Task requirements: Copy every line, exactly and only, from the line containing "Emit a Python" to the line containing "yticks = [8000, 8500, 9000, 9500, 10000, 10500]", both lines included.

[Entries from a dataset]
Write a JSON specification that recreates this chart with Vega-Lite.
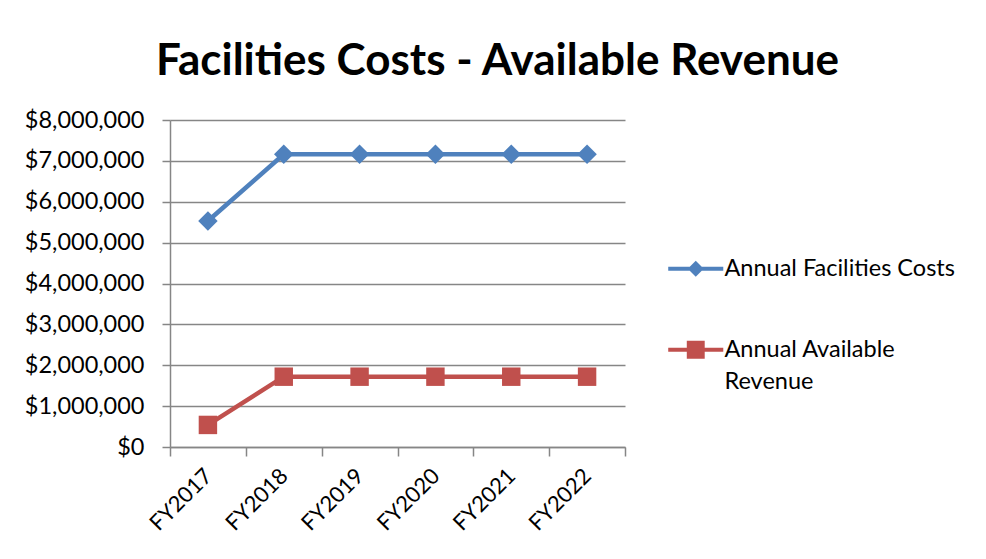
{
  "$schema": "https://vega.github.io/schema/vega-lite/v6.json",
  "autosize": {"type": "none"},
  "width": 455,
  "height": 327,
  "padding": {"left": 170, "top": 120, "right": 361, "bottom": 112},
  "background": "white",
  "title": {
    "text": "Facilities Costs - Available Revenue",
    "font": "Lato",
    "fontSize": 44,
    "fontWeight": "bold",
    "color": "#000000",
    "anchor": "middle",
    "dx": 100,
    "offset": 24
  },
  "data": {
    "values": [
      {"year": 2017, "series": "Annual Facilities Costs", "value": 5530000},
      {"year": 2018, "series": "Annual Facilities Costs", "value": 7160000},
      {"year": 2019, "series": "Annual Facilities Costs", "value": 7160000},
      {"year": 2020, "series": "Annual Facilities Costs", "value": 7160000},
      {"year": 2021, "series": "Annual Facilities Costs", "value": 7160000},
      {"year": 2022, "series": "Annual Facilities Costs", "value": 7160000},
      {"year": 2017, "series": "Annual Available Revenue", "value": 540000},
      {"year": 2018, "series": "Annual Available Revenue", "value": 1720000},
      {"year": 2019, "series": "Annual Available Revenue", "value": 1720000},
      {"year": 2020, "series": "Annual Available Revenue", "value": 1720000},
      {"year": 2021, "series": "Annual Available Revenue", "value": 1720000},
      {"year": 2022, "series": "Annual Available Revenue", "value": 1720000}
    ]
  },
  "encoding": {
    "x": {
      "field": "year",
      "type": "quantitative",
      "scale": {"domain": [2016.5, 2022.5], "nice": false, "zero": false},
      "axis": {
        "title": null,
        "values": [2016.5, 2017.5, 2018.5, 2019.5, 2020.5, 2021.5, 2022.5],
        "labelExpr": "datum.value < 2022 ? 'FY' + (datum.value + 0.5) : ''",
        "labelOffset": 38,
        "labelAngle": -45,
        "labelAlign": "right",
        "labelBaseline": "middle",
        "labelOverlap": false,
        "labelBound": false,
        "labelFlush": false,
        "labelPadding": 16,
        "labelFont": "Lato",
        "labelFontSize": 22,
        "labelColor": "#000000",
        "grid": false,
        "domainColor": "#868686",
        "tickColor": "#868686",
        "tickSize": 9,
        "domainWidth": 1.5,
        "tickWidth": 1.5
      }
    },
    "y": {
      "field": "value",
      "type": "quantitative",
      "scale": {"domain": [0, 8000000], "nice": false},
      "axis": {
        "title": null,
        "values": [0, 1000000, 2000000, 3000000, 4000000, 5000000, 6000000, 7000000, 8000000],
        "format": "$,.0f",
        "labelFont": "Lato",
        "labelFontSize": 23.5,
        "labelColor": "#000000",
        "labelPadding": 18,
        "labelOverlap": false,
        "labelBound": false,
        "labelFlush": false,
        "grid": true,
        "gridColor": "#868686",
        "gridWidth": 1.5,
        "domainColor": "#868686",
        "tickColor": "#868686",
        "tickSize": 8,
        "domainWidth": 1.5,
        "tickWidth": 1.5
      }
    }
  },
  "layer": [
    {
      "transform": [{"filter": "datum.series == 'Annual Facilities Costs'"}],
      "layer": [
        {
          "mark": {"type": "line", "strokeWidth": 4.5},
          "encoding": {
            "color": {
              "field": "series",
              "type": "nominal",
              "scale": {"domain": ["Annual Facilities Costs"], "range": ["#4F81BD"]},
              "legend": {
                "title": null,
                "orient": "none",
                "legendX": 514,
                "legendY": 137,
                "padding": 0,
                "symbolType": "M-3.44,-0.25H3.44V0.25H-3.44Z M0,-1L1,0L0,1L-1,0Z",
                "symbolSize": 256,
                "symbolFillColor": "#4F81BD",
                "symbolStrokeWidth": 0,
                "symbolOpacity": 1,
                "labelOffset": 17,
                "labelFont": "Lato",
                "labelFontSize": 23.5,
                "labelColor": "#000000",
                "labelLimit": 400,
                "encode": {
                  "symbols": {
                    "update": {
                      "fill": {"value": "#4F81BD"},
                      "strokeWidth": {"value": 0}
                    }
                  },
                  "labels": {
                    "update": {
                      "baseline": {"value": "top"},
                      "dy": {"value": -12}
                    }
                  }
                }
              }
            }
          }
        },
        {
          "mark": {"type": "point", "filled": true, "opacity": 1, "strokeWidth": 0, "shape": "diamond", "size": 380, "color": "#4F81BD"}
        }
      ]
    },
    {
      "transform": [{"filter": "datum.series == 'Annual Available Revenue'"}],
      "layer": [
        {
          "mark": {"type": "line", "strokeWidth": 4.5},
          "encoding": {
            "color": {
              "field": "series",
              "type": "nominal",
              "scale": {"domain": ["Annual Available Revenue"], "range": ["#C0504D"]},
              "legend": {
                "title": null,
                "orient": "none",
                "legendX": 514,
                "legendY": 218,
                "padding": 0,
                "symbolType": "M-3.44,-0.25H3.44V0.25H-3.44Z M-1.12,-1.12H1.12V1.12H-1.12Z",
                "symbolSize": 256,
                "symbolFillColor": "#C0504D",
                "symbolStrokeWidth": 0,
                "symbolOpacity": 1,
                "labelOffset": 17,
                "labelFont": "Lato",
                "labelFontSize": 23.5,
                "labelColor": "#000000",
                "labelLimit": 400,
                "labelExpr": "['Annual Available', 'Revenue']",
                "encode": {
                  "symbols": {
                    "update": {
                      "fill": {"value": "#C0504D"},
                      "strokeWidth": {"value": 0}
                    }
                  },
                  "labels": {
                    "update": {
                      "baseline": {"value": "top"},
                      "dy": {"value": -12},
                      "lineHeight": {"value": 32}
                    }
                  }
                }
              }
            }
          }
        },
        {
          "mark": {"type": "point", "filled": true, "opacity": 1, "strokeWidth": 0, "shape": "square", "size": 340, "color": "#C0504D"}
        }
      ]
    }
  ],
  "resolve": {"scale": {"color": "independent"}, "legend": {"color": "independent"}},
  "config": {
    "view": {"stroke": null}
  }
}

--

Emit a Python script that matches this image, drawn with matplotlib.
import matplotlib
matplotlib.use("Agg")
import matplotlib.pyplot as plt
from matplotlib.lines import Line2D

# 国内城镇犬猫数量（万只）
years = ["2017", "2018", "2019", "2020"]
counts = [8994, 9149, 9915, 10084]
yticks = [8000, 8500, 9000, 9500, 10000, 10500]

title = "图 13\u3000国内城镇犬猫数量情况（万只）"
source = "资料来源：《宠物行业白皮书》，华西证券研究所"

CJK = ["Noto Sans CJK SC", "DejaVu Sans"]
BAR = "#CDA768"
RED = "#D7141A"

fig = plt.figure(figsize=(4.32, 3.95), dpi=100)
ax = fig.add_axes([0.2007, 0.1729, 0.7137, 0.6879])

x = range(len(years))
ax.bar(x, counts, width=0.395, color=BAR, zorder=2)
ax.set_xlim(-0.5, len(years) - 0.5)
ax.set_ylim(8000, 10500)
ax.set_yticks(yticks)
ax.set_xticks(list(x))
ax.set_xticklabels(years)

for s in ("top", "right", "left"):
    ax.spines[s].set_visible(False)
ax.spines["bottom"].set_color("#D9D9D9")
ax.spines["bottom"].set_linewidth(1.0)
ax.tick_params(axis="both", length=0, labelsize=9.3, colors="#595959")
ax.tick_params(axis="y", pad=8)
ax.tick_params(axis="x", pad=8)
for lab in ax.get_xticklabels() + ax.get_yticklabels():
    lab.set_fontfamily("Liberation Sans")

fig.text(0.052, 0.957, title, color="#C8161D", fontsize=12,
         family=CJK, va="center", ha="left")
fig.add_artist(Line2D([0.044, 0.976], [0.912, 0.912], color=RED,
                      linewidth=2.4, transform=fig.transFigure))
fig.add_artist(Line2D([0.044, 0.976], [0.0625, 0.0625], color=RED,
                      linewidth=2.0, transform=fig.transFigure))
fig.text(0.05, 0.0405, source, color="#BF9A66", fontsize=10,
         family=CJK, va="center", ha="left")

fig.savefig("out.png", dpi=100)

Solution:
Emit a Python script that matches this image, drawn with matplotlib.
import matplotlib
matplotlib.use("Agg")
import matplotlib.pyplot as plt
from matplotlib.lines import Line2D

# 国内城镇犬猫数量（万只）
years = ["2017", "2018", "2019", "2020"]
counts = [8994, 9149, 9915, 10084]
yticks = [8000, 8500, 9000, 9500, 10000, 10500]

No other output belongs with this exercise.